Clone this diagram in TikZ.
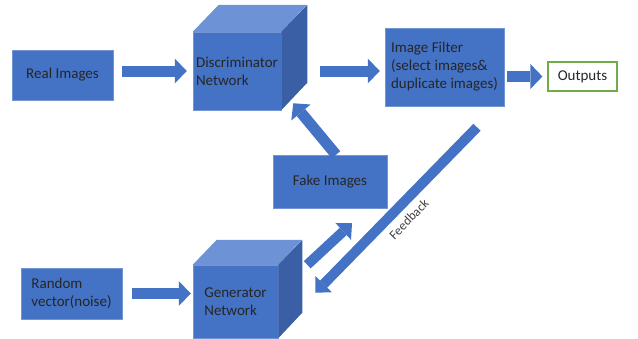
\documentclass[tikz,border=0pt]{standalone}
\usepackage{fontspec}
\setmainfont{Carlito}
\usetikzlibrary{arrows.meta,calc}
\definecolor{boxblue}{HTML}{4472C4}
\definecolor{cubetopblue}{HTML}{6E92D6}
\definecolor{cubesideblue}{HTML}{3A5FA5}
\definecolor{outgreen}{HTML}{70AD47}
\definecolor{labelgray}{HTML}{404040}

\begin{document}
\begin{tikzpicture}[x=1pt, y=-1pt,
  every node/.style={font=\fontsize{15}{18}\selectfont, text=black!85, inner sep=0pt, align=left},
  bluebox/.style={rectangle, fill=boxblue, draw=boxblue!75!white, line width=0.5pt},
  greenbox/.style={rectangle, fill=white, draw=outgreen, line width=1.2pt},
  cubetop/.style={fill=cubetopblue},
  cubeside/.style={fill=cubesideblue},
  fatarrow/.style={draw=boxblue, line width=11pt, -{Triangle[length=12pt, width=25pt, line width=0pt]}},
  thinarrow/.style={draw=boxblue, line width=10pt, -{Triangle[length=12pt, width=23pt, line width=0pt]}}
]
\useasboundingbox (0,0) rectangle (638,338);

% boxes
\node[bluebox, minimum width=101pt, minimum height=50pt] (real) at (62.5,75) {Real Images};
\node[bluebox, minimum width=88pt, minimum height=78pt] (disc) at (237,71) {Discriminator\\Network};
\node[bluebox, minimum width=119pt, minimum height=78pt] (filter) at (444.5,67) {Image Filter\\(select images\&\\duplicate images)};
\node[greenbox, minimum width=69pt, minimum height=29pt] (out) at (582.5,76.5) {Outputs};
\node[bluebox, minimum width=114pt, minimum height=53pt] (fake) at (330,181.5) {Fake Images};
\node[bluebox, minimum width=101pt, minimum height=51pt] (rand) at (71.5,293.5) {Random\\vector(noise)};
\node[bluebox, minimum width=85pt, minimum height=73pt] (gen) at (235.5,301.5) {Generator\\Network};

% cube faces
\fill[cubetop] (disc.north west) -- ++(26,-27) -- ++(88,0) -- (disc.north east) -- cycle;
\fill[cubeside] (disc.north east) -- ++(26,-27) -- ++(0,78) -- (disc.south east) -- cycle;
\fill[cubetop] (gen.north west) -- ++(24,-25) -- ++(85,0) -- (gen.north east) -- cycle;
\fill[cubeside] (gen.north east) -- ++(24,-25) -- ++(0,73) -- (gen.south east) -- cycle;

% arrows
\draw[fatarrow, shorten <=9pt, shorten >=6pt] (disc.west -| real.east) -- (disc.west);
\draw[fatarrow, shorten <=39pt, shorten >=5pt] (disc.east) -- (disc.east -| filter.west);
\draw[fatarrow, shorten <=3pt, shorten >=5pt] (out.west -| filter.east) -- (out.west);
\draw[fatarrow, shorten <=10pt, shorten >=2pt] (rand.east) -- (rand.east -| gen.west);
\draw[fatarrow] ([shift={(6,0)}]fake.north) -- ([shift={(12,-7)}]disc.south east);
\draw[thinarrow] ([shift={(29,0)}]gen.north east) -- ([shift={(22,15)}]fake.south);
\draw[thinarrow] ([shift={(32.5,21)}]filter.south) -- node[sloped, below=6pt, pos=0.49, font=\fontsize{13}{15}\selectfont, text=labelgray] {Feedback} ([shift={(37,28)}]gen.north east);
\end{tikzpicture}
\end{document}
------------------------------------------------------------------------
[Prompt] Reproduce all of the data exactly, omitting each picture it holds.

[Response to this task]
Clone this diagram in TikZ.
\documentclass[tikz,border=0pt]{standalone}
\usepackage{fontspec}
\setmainfont{Carlito}
\usetikzlibrary{arrows.meta,calc}
\definecolor{boxblue}{HTML}{4472C4}
\definecolor{cubetopblue}{HTML}{6E92D6}
\definecolor{cubesideblue}{HTML}{3A5FA5}
\definecolor{outgreen}{HTML}{70AD47}
\definecolor{labelgray}{HTML}{404040}

\begin{document}
\begin{tikzpicture}[x=1pt, y=-1pt,
  every node/.style={font=\fontsize{15}{18}\selectfont, text=black!85, inner sep=0pt, align=left},
  bluebox/.style={rectangle, fill=boxblue, draw=boxblue!75!white, line width=0.5pt},
  greenbox/.style={rectangle, fill=white, draw=outgreen, line width=1.2pt},
  cubetop/.style={fill=cubetopblue},
  cubeside/.style={fill=cubesideblue},
  fatarrow/.style={draw=boxblue, line width=11pt, -{Triangle[length=12pt, width=25pt, line width=0pt]}},
  thinarrow/.style={draw=boxblue, line width=10pt, -{Triangle[length=12pt, width=23pt, line width=0pt]}}
]
\useasboundingbox (0,0) rectangle (638,338);

% boxes
\node[bluebox, minimum width=101pt, minimum height=50pt] (real) at (62.5,75) {Real Images};
\node[bluebox, minimum width=88pt, minimum height=78pt] (disc) at (237,71) {Discriminator\\Network};
\node[bluebox, minimum width=119pt, minimum height=78pt] (filter) at (444.5,67) {Image Filter\\(select images\&\\duplicate images)};
\node[greenbox, minimum width=69pt, minimum height=29pt] (out) at (582.5,76.5) {Outputs};
\node[bluebox, minimum width=114pt, minimum height=53pt] (fake) at (330,181.5) {Fake Images};
\node[bluebox, minimum width=101pt, minimum height=51pt] (rand) at (71.5,293.5) {Random\\vector(noise)};
\node[bluebox, minimum width=85pt, minimum height=73pt] (gen) at (235.5,301.5) {Generator\\Network};

% cube faces
\fill[cubetop] (disc.north west) -- ++(26,-27) -- ++(88,0) -- (disc.north east) -- cycle;
\fill[cubeside] (disc.north east) -- ++(26,-27) -- ++(0,78) -- (disc.south east) -- cycle;
\fill[cubetop] (gen.north west) -- ++(24,-25) -- ++(85,0) -- (gen.north east) -- cycle;
\fill[cubeside] (gen.north east) -- ++(24,-25) -- ++(0,73) -- (gen.south east) -- cycle;

% arrows
\draw[fatarrow, shorten <=9pt, shorten >=6pt] (disc.west -| real.east) -- (disc.west);
\draw[fatarrow, shorten <=39pt, shorten >=5pt] (disc.east) -- (disc.east -| filter.west);
\draw[fatarrow, shorten <=3pt, shorten >=5pt] (out.west -| filter.east) -- (out.west);
\draw[fatarrow, shorten <=10pt, shorten >=2pt] (rand.east) -- (rand.east -| gen.west);
\draw[fatarrow] ([shift={(6,0)}]fake.north) -- ([shift={(12,-7)}]disc.south east);
\draw[thinarrow] ([shift={(29,0)}]gen.north east) -- ([shift={(22,15)}]fake.south);
\draw[thinarrow] ([shift={(32.5,21)}]filter.south) -- node[sloped, below=6pt, pos=0.49, font=\fontsize{13}{15}\selectfont, text=labelgray] {Feedback} ([shift={(37,28)}]gen.north east);
\end{tikzpicture}
\end{document}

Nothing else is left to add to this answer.